2. The Hoya enables these people

You know, you don't have to publish this. I realize these people send you e-mails asking you to cover their exciting new Web ventures, but I have a secret: they send those to us too. Yes, they actually write us and ask us to write satire about this crap. And they even sometimes offer money. (For the record, this group never did either, nor would we ever think about doing something like that without vomiting.)

I have to believe there are more important or at least interesting things going on at this school besides these bullshit Web ventures. I just know, deep in my heart, that these things must happen at Georgetown, even if they are never covered by The Hoya, as hard as that is to believe.

We don't need an article on Hoyapedia. Or HoyaTrade. Or College Life DC. Or Debatus. Or any of the other student Web ventures The Hoya has written about that I can't remember off the top of my head.

So why do they do it? Well, one reason apparent by this article, at least, is that somebody involved used to do stuff for The Hoya, and The Hoya is also featured prominently on the CampusLIVE page for Georgetown.

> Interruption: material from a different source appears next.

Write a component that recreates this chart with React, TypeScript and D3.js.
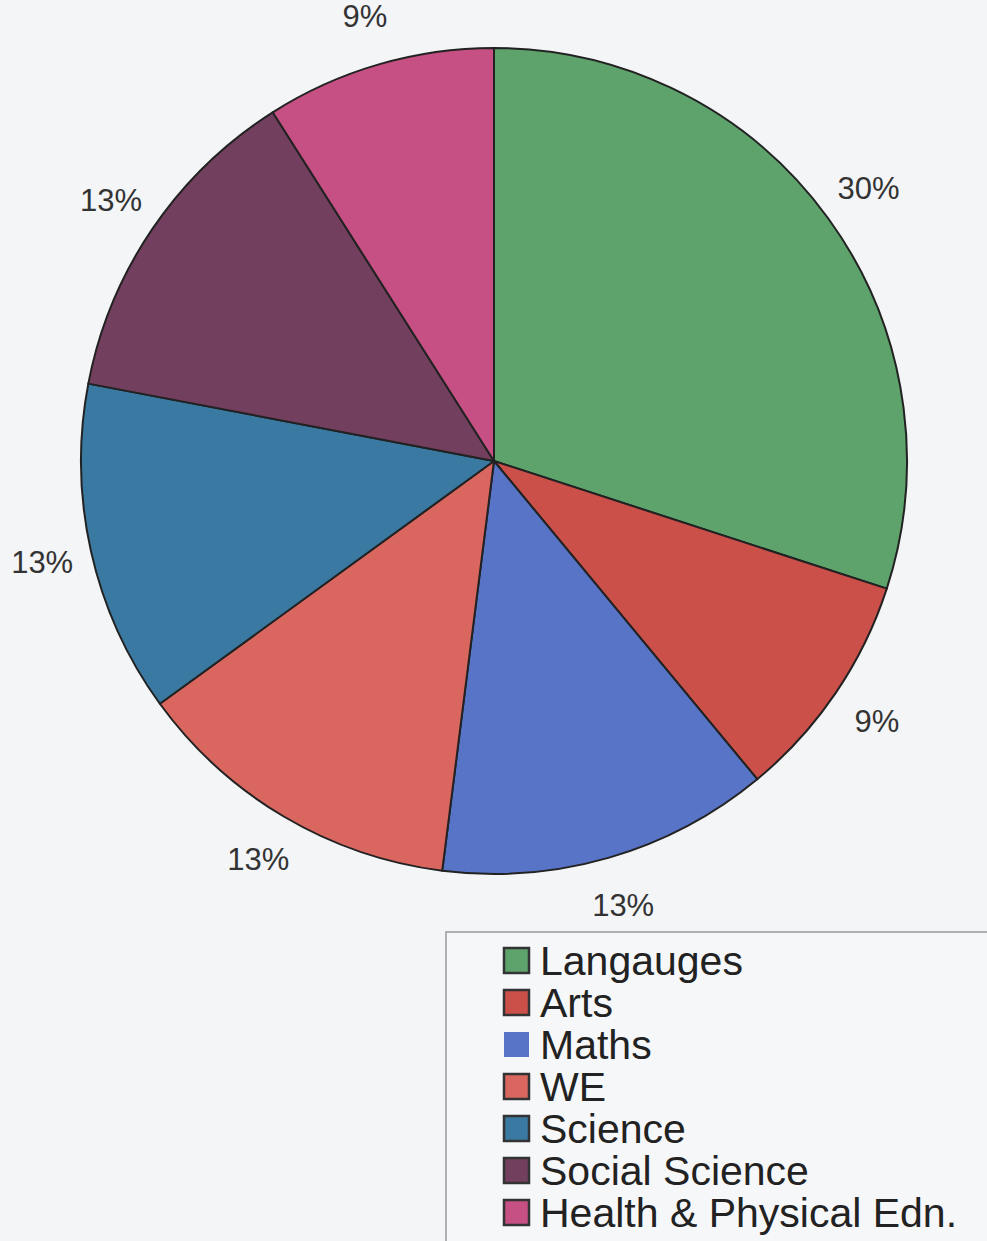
import React from "react";
import * as d3 from "d3";

const categories = ["Langauges", "Arts", "Maths", "WE", "Science", "Social Science", "Health & Physical Edn."];
const values = [30, 9, 13, 13, 13, 13, 9];
const labels = ["30%", "9%", "13%", "13%", "13%", "13%", "9%"];
const colors = ["#5ea36c", "#cc504a", "#5874c6", "#d9675f", "#3a7aa2", "#733f5f", "#c65083"];
const swatchBorder = [true, true, false, true, true, true, true];

export default function App() {
  const W = 987, H = 1241;
  const cx = 494, cy = 461, r = 413;
  const pie = d3.pie<number>().sort(null).value((d) => d)(values);
  const arc = d3.arc<d3.PieArcDatum<number>>().innerRadius(0).outerRadius(r);
  const labelArc = d3.arc<d3.PieArcDatum<number>>().innerRadius(463).outerRadius(463);
  const legendY = d3.scaleBand<string>().domain(categories).range([948, 1242]).paddingInner(0);
  return (
    <svg width={W} height={H} style={{ position: "absolute", left: 0, top: 0 }} fontFamily="Liberation Sans, Arial, sans-serif">
      <rect x={0} y={0} width={W} height={H} fill="#f4f5f7" />
      <g transform={`translate(${cx},${cy})`}>
        {pie.map((p, i) => (
          <path key={i} d={arc(p) || ""} fill={colors[i]} stroke="#222" strokeWidth={2} strokeLinejoin="round" />
        ))}
        {pie.map((p, i) => {
          const [x, y] = labelArc.centroid(p);
          return (
            <text key={i} x={x} y={y} textAnchor="middle" dominantBaseline="central" fontSize={31} fill="#333">
              {labels[i]}
            </text>
          );
        })}
      </g>
      <rect x={446} y={932} width={560} height={330} fill="#f6f7f9" stroke="#999" strokeWidth={1.5} />
      {categories.map((c, i) => {
        const y = legendY(c) as number;
        return (
          <g key={c}>
            <rect x={504} y={y} width={25} height={25} fill={colors[i]} stroke={swatchBorder[i] ? "#333" : "none"} strokeWidth={2.5} />
            <text x={540} y={y + 27} fontSize={41} fill="#222">{c}</text>
          </g>
        );
      })}
    </svg>
  );
}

I have a solution: give us a year-end roundup of all the new student Web ventures that have failed in the past year. It'll give us a much more truthful look at these things than the regurgitated press releases The Hoya usually spits out.


3. The Hoya posted almost this exact same article almost exactly two years ago

Here it is: February 6, 2007; the brilliantly named MyKollege.com.

And here is MyKollege.com is in all its glory today.

Now someone at this week's news meeting must have been around back then. So what happened? Did they see the idea for this article and simply forget about the last one? Or, much worse, did they recognize it, yet decide that it should go in The Hoya because the last one went in the paper? I'm assuming the latter. Are college newspapers supposed to print the same stories in cycles, like Nickelodeon Magazine but with even more recycled ideas, or are they supposed to present the happenings of what is in reality a dynamic community?

The irony at this point is too painful, but I have to compare the opening line of this week's article:

It is a common dilemma for the Georgetown student: navigating one Web site for checking your mail, another Web site for posting your homework, and yet another for receiving your grades. However, thanks to the creators of CampusLIVE, a company that has given students the ability to create customized homepages, Hoyas have to look no further for links to all of their educational and social needs.

to the one from two years ago:

For anyone who’s ever had trouble keeping track of all the Web sites they browse, three Georgetown seniors may have just solved your problem.

Is this why you're writing these articles, The Hoya? The thing is, I don't think this "common dilemna" or "problem" really exists, because the homepage thing two years ago, you know, failed. Maybe the author of the new article could have at least mentioned that failure, or if she didn't know about it, am I the only person at Georgetown able to use the search function on their website?

I will make a bet. If CampusLIVE becomes at all a success on campus within the next year, I will quit Georgetown. And if not, I get to have The Hoya.